Mr. Hogarty: Everyone's best feature is different. I think we added some things in the beta [that] we knew needed time to bake—a phrase we use in the development world—and get some feedback on. Other things for practical reasons just didn't make it because they missed the cut-off, and that's luminance noise reduction—and I think people will really, really appreciate the combination of luminance and color noise reduction. So I wouldn't say we determined what went into the public beta based on what were the best. It was more a practical approach of what needs more time for feedback and what could meet the time for cut-off in terms of the timing.
Epoch Times: Could you talk about that luminance feature?

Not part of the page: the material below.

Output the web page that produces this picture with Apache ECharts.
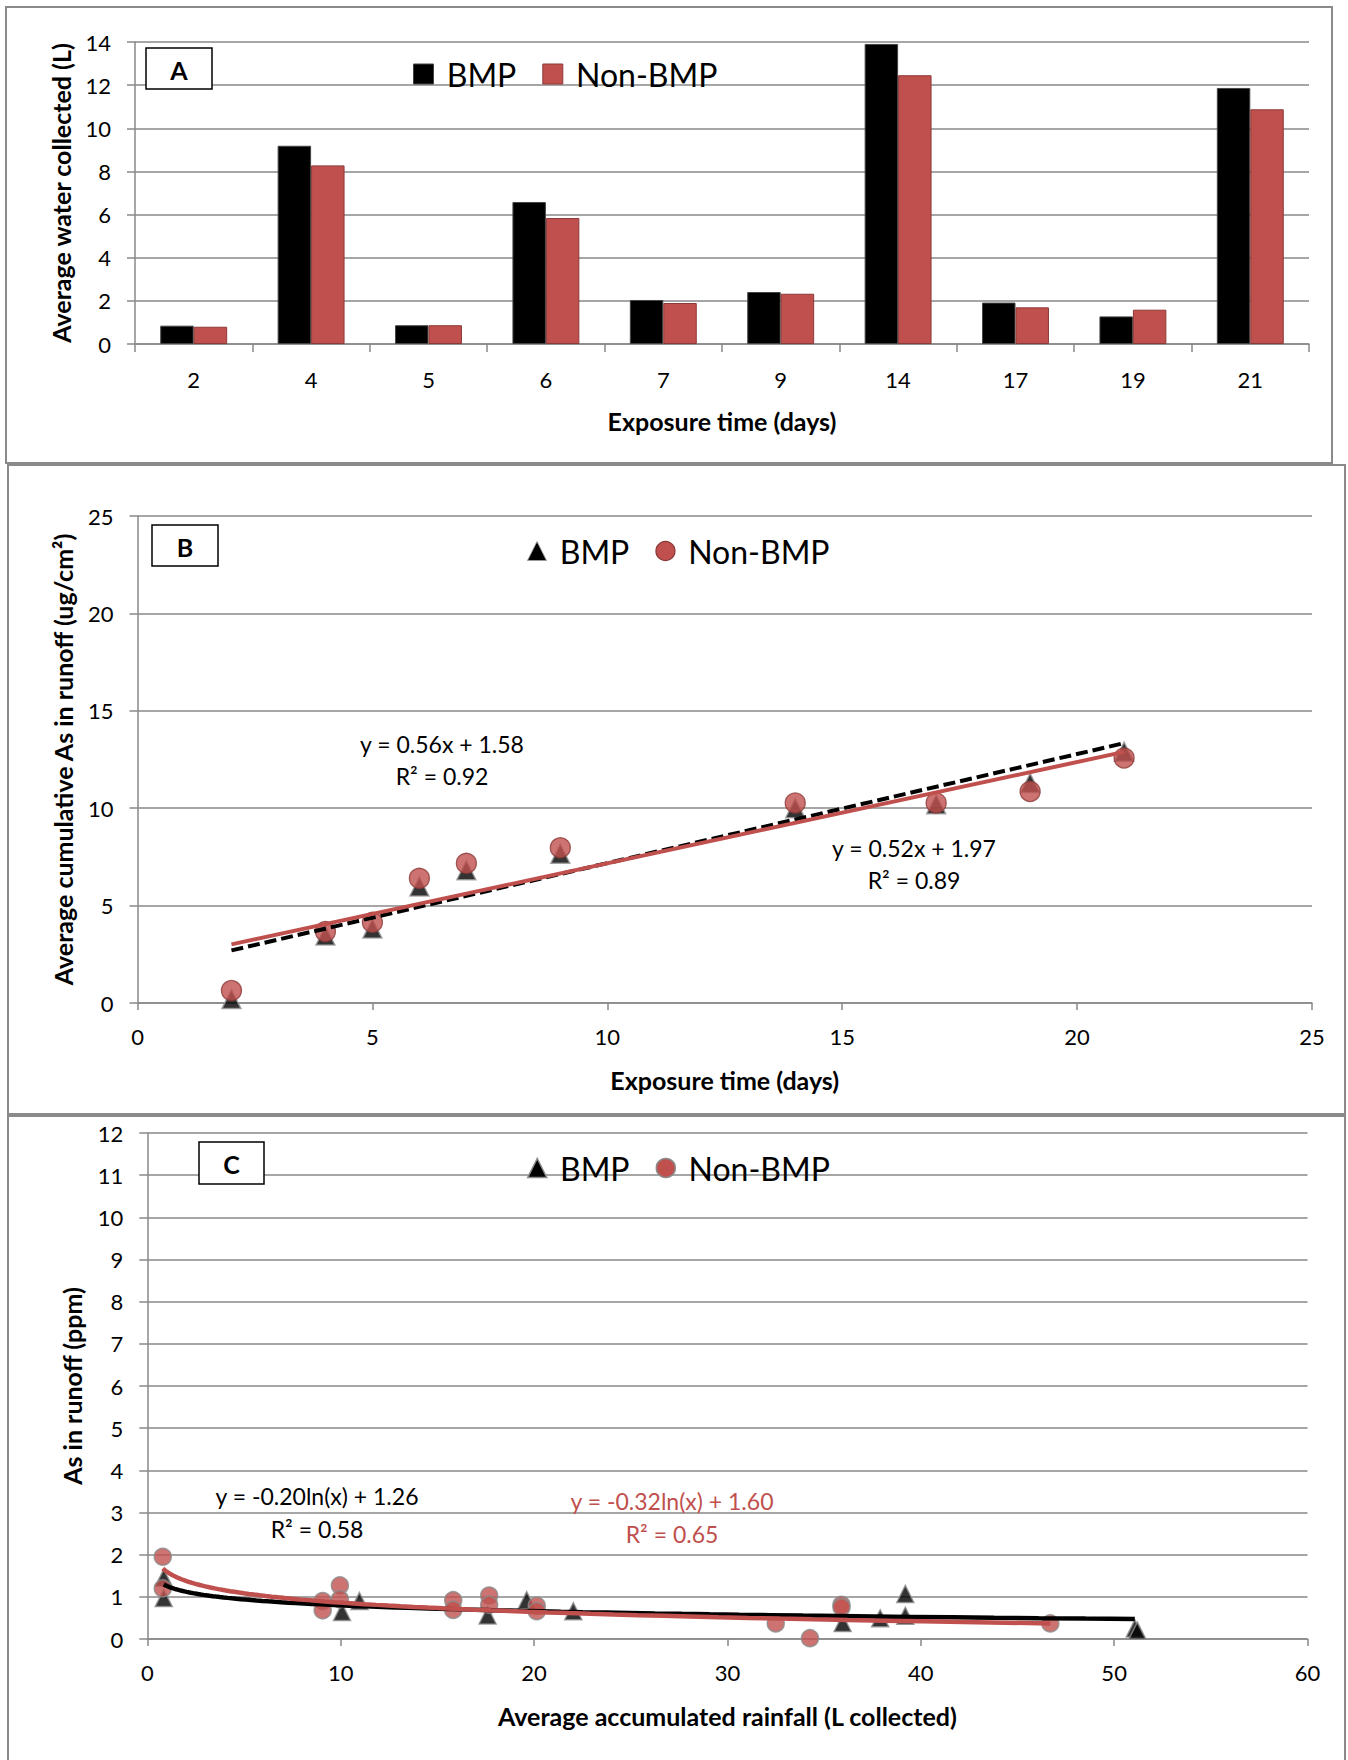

For beta users, it's that weird, inaccessible tool there.
Mr. Hogarty: There are two types of noise reduction. One that addresses the color noise, the splotchiness, and that we have updated in this version. The other is the remaining noise from non-color values. To leave the previous implementation turned on and allow people to use it, I think would cause confusion in feedback on the color noise reduction. One of the things we had feedback on in the past is that our noise reduction, while it does remove noise, actually can have the visual impact of smearing the image a bit. It adds a softness to it.
So we've completely removed that artifact from the new color noise reduction. But if we left the luminance noise reduction enabled in the previous technology, it would have also had the same impact as it did in the past and that might have confused feedback on the color noise reduction. So obviously we're shooting for the same goals—remove noise without loss of detail. With luminance noise reduction, it just wasn't ready in time.
Epoch Times: Are there any other topics you'd like to bring up? Any parts we missed?
Mr. Hogarty: A lot of questions we get are how will these changes effect the Camera RAW plugin that is part of Photoshop. We try to make it very clear that Lightroom and Camera RAW as a plug-in share the same image processing technology, so we just used Lightroom as the beta platform for this new technology. So Camera RAW will be updated with all these features.